- _DIRECTION_: Leave out the pictures and copy the remaining records exactly.

- _GIVEN INFORMATION_:

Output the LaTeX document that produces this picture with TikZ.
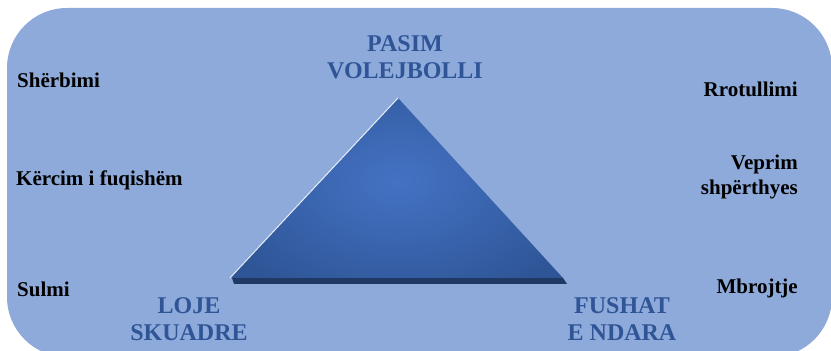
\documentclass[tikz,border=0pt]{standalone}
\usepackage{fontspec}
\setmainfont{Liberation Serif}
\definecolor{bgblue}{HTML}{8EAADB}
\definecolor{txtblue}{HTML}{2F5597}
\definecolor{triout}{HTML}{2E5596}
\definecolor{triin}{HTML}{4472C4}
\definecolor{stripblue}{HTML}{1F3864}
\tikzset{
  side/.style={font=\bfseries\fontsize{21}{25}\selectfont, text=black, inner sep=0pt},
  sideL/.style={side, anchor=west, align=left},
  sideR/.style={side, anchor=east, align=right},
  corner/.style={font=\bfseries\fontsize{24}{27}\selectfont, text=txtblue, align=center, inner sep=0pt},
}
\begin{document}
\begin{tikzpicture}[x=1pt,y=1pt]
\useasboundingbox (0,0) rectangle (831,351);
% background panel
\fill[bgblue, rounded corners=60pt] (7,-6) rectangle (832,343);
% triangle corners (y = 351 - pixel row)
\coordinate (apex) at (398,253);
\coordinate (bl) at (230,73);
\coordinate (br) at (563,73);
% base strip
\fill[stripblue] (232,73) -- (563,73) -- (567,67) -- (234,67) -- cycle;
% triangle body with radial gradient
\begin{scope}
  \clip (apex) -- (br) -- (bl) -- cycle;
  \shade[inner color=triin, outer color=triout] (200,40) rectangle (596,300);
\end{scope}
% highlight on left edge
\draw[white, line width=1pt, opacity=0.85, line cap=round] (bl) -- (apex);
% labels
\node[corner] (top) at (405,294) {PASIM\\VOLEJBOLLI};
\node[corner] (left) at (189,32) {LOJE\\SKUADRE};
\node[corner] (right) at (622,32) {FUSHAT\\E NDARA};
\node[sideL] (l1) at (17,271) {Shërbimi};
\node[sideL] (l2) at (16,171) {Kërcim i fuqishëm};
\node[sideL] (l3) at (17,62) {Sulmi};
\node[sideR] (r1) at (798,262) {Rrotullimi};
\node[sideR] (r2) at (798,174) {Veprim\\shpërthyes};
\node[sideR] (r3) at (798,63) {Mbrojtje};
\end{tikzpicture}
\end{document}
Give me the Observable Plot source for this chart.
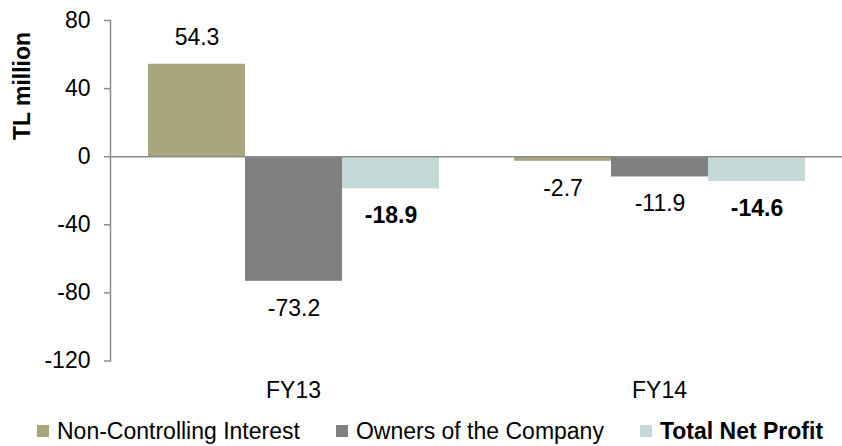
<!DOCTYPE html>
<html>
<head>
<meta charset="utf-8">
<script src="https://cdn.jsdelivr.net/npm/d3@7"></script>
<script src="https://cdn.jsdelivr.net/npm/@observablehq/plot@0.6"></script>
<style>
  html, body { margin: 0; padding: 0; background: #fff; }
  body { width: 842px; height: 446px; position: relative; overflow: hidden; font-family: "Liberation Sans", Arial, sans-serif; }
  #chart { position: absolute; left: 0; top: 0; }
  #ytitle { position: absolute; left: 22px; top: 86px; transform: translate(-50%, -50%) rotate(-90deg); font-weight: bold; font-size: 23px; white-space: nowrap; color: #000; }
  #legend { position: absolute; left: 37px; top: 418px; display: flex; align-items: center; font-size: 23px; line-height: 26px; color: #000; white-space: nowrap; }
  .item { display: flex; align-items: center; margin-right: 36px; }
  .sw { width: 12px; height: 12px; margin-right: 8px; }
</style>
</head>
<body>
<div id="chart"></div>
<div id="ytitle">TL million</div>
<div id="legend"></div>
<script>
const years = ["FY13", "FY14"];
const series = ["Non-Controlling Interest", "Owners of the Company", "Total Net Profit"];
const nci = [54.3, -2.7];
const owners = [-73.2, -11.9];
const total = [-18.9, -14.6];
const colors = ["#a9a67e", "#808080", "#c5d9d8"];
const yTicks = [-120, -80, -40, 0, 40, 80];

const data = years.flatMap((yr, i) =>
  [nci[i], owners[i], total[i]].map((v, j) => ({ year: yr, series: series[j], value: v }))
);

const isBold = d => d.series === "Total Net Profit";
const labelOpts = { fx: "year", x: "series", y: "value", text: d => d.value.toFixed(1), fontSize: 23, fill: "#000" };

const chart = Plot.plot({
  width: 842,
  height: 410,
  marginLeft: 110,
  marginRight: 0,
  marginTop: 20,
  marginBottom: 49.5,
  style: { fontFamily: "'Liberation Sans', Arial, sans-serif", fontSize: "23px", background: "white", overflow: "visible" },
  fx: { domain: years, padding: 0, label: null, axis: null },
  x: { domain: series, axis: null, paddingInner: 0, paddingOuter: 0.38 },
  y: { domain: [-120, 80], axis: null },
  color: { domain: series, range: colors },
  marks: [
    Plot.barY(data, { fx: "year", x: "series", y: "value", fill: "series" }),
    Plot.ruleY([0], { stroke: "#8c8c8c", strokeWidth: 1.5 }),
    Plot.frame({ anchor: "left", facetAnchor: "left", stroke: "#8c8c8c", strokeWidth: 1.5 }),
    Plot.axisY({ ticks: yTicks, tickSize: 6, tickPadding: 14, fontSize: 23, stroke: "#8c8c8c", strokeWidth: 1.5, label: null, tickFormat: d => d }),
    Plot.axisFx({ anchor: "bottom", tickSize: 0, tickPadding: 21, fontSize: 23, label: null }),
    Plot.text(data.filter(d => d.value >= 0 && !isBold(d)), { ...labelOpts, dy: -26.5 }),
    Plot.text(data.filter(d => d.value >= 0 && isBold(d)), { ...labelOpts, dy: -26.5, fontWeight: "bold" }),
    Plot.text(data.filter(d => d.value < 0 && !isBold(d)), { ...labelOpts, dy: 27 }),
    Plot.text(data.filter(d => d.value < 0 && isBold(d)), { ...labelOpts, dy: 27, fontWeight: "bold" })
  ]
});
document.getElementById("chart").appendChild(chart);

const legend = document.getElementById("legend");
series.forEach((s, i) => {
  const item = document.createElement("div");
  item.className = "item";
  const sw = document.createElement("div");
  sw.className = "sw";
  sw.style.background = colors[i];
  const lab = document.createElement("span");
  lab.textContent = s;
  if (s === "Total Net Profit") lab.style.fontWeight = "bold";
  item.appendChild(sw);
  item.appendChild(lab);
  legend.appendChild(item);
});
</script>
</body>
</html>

- _FINISHED ANSWER_:
Output the LaTeX document that produces this picture with TikZ.
\documentclass[tikz,border=0pt]{standalone}
\usepackage{fontspec}
\setmainfont{Liberation Serif}
\definecolor{bgblue}{HTML}{8EAADB}
\definecolor{txtblue}{HTML}{2F5597}
\definecolor{triout}{HTML}{2E5596}
\definecolor{triin}{HTML}{4472C4}
\definecolor{stripblue}{HTML}{1F3864}
\tikzset{
  side/.style={font=\bfseries\fontsize{21}{25}\selectfont, text=black, inner sep=0pt},
  sideL/.style={side, anchor=west, align=left},
  sideR/.style={side, anchor=east, align=right},
  corner/.style={font=\bfseries\fontsize{24}{27}\selectfont, text=txtblue, align=center, inner sep=0pt},
}
\begin{document}
\begin{tikzpicture}[x=1pt,y=1pt]
\useasboundingbox (0,0) rectangle (831,351);
% background panel
\fill[bgblue, rounded corners=60pt] (7,-6) rectangle (832,343);
% triangle corners (y = 351 - pixel row)
\coordinate (apex) at (398,253);
\coordinate (bl) at (230,73);
\coordinate (br) at (563,73);
% base strip
\fill[stripblue] (232,73) -- (563,73) -- (567,67) -- (234,67) -- cycle;
% triangle body with radial gradient
\begin{scope}
  \clip (apex) -- (br) -- (bl) -- cycle;
  \shade[inner color=triin, outer color=triout] (200,40) rectangle (596,300);
\end{scope}
% highlight on left edge
\draw[white, line width=1pt, opacity=0.85, line cap=round] (bl) -- (apex);
% labels
\node[corner] (top) at (405,294) {PASIM\\VOLEJBOLLI};
\node[corner] (left) at (189,32) {LOJE\\SKUADRE};
\node[corner] (right) at (622,32) {FUSHAT\\E NDARA};
\node[sideL] (l1) at (17,271) {Shërbimi};
\node[sideL] (l2) at (16,171) {Kërcim i fuqishëm};
\node[sideL] (l3) at (17,62) {Sulmi};
\node[sideR] (r1) at (798,262) {Rrotullimi};
\node[sideR] (r2) at (798,174) {Veprim\\shpërthyes};
\node[sideR] (r3) at (798,63) {Mbrojtje};
\end{tikzpicture}
\end{document}
Give me the Observable Plot source for this chart.
<!DOCTYPE html>
<html>
<head>
<meta charset="utf-8">
<script src="https://cdn.jsdelivr.net/npm/d3@7"></script>
<script src="https://cdn.jsdelivr.net/npm/@observablehq/plot@0.6"></script>
<style>
  html, body { margin: 0; padding: 0; background: #fff; }
  body { width: 842px; height: 446px; position: relative; overflow: hidden; font-family: "Liberation Sans", Arial, sans-serif; }
  #chart { position: absolute; left: 0; top: 0; }
  #ytitle { position: absolute; left: 22px; top: 86px; transform: translate(-50%, -50%) rotate(-90deg); font-weight: bold; font-size: 23px; white-space: nowrap; color: #000; }
  #legend { position: absolute; left: 37px; top: 418px; display: flex; align-items: center; font-size: 23px; line-height: 26px; color: #000; white-space: nowrap; }
  .item { display: flex; align-items: center; margin-right: 36px; }
  .sw { width: 12px; height: 12px; margin-right: 8px; }
</style>
</head>
<body>
<div id="chart"></div>
<div id="ytitle">TL million</div>
<div id="legend"></div>
<script>
const years = ["FY13", "FY14"];
const series = ["Non-Controlling Interest", "Owners of the Company", "Total Net Profit"];
const nci = [54.3, -2.7];
const owners = [-73.2, -11.9];
const total = [-18.9, -14.6];
const colors = ["#a9a67e", "#808080", "#c5d9d8"];
const yTicks = [-120, -80, -40, 0, 40, 80];

const data = years.flatMap((yr, i) =>
  [nci[i], owners[i], total[i]].map((v, j) => ({ year: yr, series: series[j], value: v }))
);

const isBold = d => d.series === "Total Net Profit";
const labelOpts = { fx: "year", x: "series", y: "value", text: d => d.value.toFixed(1), fontSize: 23, fill: "#000" };

const chart = Plot.plot({
  width: 842,
  height: 410,
  marginLeft: 110,
  marginRight: 0,
  marginTop: 20,
  marginBottom: 49.5,
  style: { fontFamily: "'Liberation Sans', Arial, sans-serif", fontSize: "23px", background: "white", overflow: "visible" },
  fx: { domain: years, padding: 0, label: null, axis: null },
  x: { domain: series, axis: null, paddingInner: 0, paddingOuter: 0.38 },
  y: { domain: [-120, 80], axis: null },
  color: { domain: series, range: colors },
  marks: [
    Plot.barY(data, { fx: "year", x: "series", y: "value", fill: "series" }),
    Plot.ruleY([0], { stroke: "#8c8c8c", strokeWidth: 1.5 }),
    Plot.frame({ anchor: "left", facetAnchor: "left", stroke: "#8c8c8c", strokeWidth: 1.5 }),
    Plot.axisY({ ticks: yTicks, tickSize: 6, tickPadding: 14, fontSize: 23, stroke: "#8c8c8c", strokeWidth: 1.5, label: null, tickFormat: d => d }),
    Plot.axisFx({ anchor: "bottom", tickSize: 0, tickPadding: 21, fontSize: 23, label: null }),
    Plot.text(data.filter(d => d.value >= 0 && !isBold(d)), { ...labelOpts, dy: -26.5 }),
    Plot.text(data.filter(d => d.value >= 0 && isBold(d)), { ...labelOpts, dy: -26.5, fontWeight: "bold" }),
    Plot.text(data.filter(d => d.value < 0 && !isBold(d)), { ...labelOpts, dy: 27 }),
    Plot.text(data.filter(d => d.value < 0 && isBold(d)), { ...labelOpts, dy: 27, fontWeight: "bold" })
  ]
});
document.getElementById("chart").appendChild(chart);

const legend = document.getElementById("legend");
series.forEach((s, i) => {
  const item = document.createElement("div");
  item.className = "item";
  const sw = document.createElement("div");
  sw.className = "sw";
  sw.style.background = colors[i];
  const lab = document.createElement("span");
  lab.textContent = s;
  if (s === "Total Net Profit") lab.style.fontWeight = "bold";
  item.appendChild(sw);
  item.appendChild(lab);
  legend.appendChild(item);
});
</script>
</body>
</html>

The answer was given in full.